The 1908 discovery in Wyoming was especially remarkable in that paleontologists actually recovered fossilized imprints of Edmontosaurus' skin. The impression must have been left by the skin drying very quickly and fixing its shape into the mud. It is from these impressions that we know the skin was scaly and leathery, and the thigh muscle was under the skin of the body. This would have given the impression that the leg left its body at the knee, and the whole thigh was under the skin. This only contributes to its resemblance to a duck. It also had a number of tubercles (bumps) along its neck and down its back and tail.

Edmontosaurus was bipedal but could certainly have walked on four legs. The forelimbs are shorter than the hinds but not sufficiently that four-legged motivation was unfeasible. The front feet also had hooves on two fingers, and weight-bearing pads like those of Camarasaurus. The rear feet had two toes and all were hoofed. The bone structure in the lower limbs suggests that both the legs and feet were attached to very powerful muscles. The spine curved downwards at the shoulders, so Edmontosaurus would have had a low posture and would have browsed close to the ground. Despite the power of the limbs, Edmontosaurus would only have been slow-moving and had few defensive features. To survive, it must have had keen eyesight, hearing and smell to get early warning of predators.

The structure of the skull suggests it may have had loose skin around its wide nasal passages. These could have been inflatable, in order to intimidate other dinosaurs or as part of the mating ritual.
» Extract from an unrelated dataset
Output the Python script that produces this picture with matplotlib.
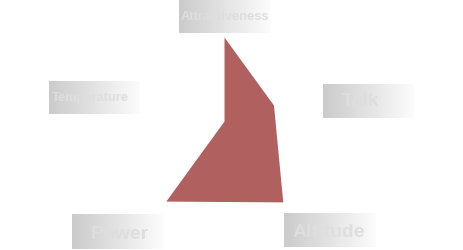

The World Of Edmontosaurus

Edmontosaurus existed in the same place and time period as Tyrannosaurus rex and one specimen on display in the Denver Museum of Nature and Science has evidence of a T. rex bite in the tail. This vicious attack on the bone suggests that the Edmontosaurus was alive at the time and hence T. rex was probably not a scavenger, as had been suggested in the 1970s. A mass graveyard discovery in Alberta, Canada suggests that edmontosaurs lived in herds. These herds may have migrated with the seasons, from the North Slope of Alaska, where plantlife would have been scarce during the dark winter months, to the richer pastures of Alberta. If this is the case, T. rex would probably have gone with it, in search of a relatively easy meal.